** BEGIN **
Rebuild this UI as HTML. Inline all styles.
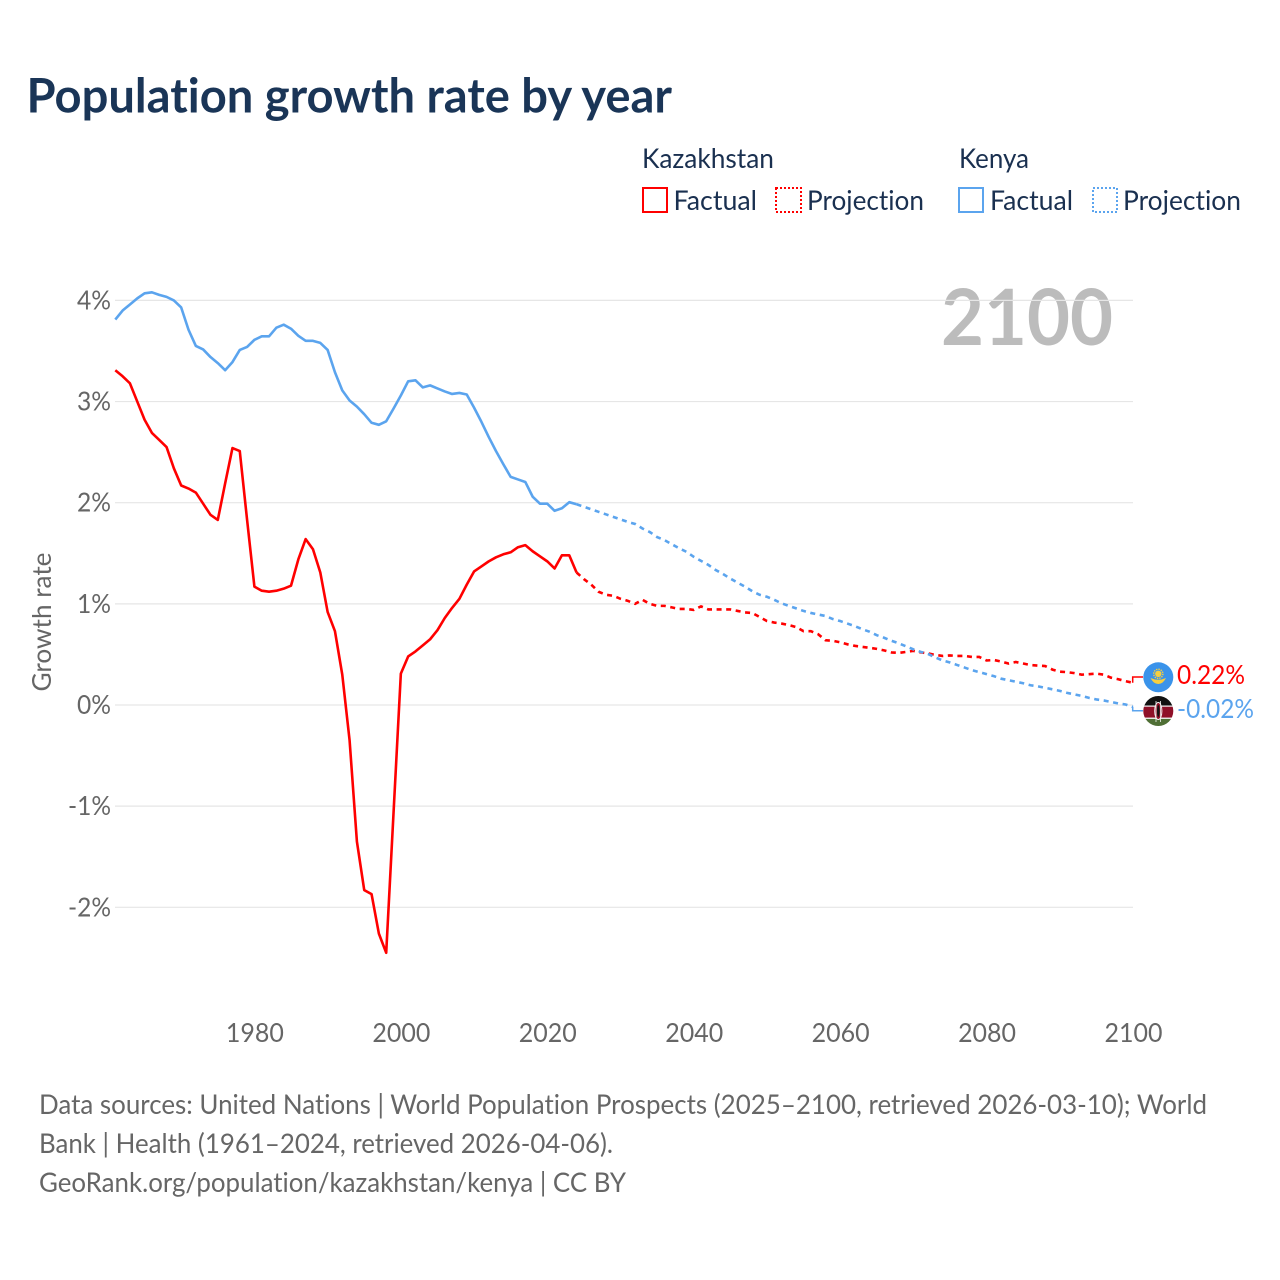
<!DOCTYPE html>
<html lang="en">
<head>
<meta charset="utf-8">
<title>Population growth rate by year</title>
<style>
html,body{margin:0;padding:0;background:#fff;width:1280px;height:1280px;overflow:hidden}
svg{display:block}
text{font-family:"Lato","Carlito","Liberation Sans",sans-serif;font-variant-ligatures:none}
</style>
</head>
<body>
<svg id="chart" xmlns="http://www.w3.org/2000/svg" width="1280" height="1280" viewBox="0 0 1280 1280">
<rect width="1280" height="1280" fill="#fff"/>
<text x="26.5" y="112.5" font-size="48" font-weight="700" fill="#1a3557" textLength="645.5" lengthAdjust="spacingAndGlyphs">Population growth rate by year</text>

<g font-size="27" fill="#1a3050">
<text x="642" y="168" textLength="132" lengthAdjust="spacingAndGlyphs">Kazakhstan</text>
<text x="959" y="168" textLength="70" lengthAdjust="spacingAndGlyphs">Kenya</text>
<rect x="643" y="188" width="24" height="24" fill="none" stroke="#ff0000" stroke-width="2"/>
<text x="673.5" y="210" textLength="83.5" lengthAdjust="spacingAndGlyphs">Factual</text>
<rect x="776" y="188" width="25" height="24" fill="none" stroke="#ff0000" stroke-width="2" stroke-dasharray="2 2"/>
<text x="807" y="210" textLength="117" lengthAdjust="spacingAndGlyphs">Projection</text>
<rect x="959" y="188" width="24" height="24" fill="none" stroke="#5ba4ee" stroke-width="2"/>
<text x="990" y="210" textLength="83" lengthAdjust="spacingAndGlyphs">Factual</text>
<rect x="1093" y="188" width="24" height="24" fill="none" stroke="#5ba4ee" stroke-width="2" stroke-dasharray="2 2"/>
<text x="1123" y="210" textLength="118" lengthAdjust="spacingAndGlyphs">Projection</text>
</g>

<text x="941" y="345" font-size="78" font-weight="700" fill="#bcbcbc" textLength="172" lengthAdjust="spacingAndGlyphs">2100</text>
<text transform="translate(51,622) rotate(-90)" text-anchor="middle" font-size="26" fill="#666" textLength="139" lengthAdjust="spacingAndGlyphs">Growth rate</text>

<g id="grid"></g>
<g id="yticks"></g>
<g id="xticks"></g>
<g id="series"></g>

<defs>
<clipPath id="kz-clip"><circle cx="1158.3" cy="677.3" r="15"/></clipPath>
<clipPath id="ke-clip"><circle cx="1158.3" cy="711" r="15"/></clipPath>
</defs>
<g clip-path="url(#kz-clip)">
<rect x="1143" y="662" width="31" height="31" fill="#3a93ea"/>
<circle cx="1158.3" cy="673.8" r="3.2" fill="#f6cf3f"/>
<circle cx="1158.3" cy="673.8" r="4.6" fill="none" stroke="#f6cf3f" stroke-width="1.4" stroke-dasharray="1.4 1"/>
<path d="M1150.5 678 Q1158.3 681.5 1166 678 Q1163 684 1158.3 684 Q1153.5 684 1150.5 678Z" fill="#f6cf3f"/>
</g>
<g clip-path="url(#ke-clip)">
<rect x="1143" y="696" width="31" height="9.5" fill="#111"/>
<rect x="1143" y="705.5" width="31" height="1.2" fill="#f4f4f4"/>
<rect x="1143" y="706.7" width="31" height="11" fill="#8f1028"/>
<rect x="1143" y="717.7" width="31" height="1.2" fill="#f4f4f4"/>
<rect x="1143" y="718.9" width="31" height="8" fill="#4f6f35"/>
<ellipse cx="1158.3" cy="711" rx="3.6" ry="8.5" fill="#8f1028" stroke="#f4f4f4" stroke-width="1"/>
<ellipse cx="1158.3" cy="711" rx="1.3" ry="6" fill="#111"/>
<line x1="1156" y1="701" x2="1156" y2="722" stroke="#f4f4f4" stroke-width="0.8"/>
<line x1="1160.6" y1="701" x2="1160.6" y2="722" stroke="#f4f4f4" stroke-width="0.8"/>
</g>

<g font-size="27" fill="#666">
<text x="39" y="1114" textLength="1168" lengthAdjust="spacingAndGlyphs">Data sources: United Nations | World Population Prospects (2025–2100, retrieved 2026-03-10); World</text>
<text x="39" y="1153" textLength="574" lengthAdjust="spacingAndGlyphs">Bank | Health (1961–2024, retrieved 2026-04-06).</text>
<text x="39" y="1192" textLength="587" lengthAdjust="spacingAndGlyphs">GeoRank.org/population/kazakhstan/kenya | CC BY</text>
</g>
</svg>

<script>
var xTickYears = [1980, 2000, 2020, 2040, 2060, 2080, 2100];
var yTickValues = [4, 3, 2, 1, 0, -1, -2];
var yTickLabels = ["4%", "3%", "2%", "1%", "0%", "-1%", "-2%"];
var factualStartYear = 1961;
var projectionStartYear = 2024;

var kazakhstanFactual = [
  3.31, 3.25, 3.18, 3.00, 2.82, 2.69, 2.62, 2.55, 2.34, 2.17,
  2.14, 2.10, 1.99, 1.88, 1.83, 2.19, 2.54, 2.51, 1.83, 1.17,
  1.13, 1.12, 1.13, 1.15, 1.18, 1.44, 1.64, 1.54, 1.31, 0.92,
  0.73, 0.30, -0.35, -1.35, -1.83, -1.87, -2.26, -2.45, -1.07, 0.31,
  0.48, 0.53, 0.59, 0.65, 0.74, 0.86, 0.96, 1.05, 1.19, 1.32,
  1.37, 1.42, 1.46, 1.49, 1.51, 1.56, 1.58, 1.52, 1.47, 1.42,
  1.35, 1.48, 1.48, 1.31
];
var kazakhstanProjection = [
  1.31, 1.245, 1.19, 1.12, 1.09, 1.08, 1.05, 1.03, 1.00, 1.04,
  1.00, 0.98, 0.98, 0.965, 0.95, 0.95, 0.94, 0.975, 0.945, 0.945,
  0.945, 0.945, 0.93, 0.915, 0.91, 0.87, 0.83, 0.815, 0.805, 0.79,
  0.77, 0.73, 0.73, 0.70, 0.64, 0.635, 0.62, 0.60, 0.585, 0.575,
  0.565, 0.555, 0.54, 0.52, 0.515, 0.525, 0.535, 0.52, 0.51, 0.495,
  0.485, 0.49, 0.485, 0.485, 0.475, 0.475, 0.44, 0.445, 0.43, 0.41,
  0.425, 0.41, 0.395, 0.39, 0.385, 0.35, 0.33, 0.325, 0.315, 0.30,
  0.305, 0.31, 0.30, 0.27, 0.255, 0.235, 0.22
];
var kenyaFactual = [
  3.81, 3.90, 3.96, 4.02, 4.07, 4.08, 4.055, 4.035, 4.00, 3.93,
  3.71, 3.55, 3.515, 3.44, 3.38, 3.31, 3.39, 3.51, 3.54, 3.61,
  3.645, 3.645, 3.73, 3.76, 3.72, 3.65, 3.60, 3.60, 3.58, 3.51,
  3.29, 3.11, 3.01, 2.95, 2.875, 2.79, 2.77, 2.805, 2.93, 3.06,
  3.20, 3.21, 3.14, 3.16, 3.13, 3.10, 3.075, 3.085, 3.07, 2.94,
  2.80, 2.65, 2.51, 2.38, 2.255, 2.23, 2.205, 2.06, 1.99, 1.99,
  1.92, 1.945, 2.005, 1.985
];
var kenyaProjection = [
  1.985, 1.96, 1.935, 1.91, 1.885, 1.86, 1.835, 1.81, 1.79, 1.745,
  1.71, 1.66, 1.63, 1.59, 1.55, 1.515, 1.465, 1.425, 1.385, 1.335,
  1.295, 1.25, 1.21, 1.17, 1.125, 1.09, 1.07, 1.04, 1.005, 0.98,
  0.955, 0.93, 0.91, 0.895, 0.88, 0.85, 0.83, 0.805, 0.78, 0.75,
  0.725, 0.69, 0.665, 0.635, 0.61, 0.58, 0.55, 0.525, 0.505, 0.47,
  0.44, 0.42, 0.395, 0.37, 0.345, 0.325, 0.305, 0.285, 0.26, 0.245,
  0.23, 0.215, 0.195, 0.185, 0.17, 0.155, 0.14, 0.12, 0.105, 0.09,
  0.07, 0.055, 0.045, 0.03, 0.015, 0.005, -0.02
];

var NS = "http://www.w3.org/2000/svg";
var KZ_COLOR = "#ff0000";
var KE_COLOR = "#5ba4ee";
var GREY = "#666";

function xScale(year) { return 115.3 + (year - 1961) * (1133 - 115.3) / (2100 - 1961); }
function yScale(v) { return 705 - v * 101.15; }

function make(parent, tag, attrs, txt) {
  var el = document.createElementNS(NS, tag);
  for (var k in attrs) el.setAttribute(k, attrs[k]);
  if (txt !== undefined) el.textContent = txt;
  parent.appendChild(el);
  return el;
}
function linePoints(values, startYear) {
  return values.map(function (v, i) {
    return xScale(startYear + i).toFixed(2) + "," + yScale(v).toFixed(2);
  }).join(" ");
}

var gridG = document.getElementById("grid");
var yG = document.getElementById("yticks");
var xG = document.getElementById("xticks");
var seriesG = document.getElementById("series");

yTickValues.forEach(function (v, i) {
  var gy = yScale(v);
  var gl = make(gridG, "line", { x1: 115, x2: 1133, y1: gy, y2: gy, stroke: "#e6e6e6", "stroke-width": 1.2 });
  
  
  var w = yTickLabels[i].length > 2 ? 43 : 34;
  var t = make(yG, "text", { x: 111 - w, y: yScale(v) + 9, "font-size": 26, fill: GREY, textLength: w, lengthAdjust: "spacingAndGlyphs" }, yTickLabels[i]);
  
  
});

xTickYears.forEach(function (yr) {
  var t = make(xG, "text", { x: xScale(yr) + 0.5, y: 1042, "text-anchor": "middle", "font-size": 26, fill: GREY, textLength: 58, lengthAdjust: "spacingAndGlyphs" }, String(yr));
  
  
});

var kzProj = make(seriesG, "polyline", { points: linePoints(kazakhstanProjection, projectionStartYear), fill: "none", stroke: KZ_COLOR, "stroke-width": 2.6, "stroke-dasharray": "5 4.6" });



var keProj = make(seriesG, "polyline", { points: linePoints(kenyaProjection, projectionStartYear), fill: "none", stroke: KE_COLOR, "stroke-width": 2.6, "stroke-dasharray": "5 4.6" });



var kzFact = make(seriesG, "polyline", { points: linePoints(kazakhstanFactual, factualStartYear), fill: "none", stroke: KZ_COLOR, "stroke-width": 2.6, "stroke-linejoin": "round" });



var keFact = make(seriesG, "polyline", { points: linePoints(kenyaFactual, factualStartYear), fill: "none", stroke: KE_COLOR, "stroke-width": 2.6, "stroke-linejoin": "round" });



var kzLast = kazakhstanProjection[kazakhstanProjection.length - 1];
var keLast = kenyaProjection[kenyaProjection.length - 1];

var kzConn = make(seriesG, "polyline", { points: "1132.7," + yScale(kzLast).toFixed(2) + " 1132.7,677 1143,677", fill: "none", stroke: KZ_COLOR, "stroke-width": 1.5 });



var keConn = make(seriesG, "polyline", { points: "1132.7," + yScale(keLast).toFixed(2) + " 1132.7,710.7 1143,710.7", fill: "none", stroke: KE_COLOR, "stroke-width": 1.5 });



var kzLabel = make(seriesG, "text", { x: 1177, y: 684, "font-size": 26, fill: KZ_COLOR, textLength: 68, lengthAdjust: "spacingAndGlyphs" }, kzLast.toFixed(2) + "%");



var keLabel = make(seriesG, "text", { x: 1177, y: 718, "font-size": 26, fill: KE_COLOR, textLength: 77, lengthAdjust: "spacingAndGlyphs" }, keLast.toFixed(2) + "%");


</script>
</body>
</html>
** END **
● AIM OF THE EXERCISE:
Reproduce the material above exactly, first line through the line that contains "rate by year</text>", minus the pictures.

● COMPLETED EXERCISE:
Rebuild this UI as HTML. Inline all styles.
<!DOCTYPE html>
<html lang="en">
<head>
<meta charset="utf-8">
<title>Population growth rate by year</title>
<style>
html,body{margin:0;padding:0;background:#fff;width:1280px;height:1280px;overflow:hidden}
svg{display:block}
text{font-family:"Lato","Carlito","Liberation Sans",sans-serif;font-variant-ligatures:none}
</style>
</head>
<body>
<svg id="chart" xmlns="http://www.w3.org/2000/svg" width="1280" height="1280" viewBox="0 0 1280 1280">
<rect width="1280" height="1280" fill="#fff"/>
<text x="26.5" y="112.5" font-size="48" font-weight="700" fill="#1a3557" textLength="645.5" lengthAdjust="spacingAndGlyphs">Population growth rate by year</text>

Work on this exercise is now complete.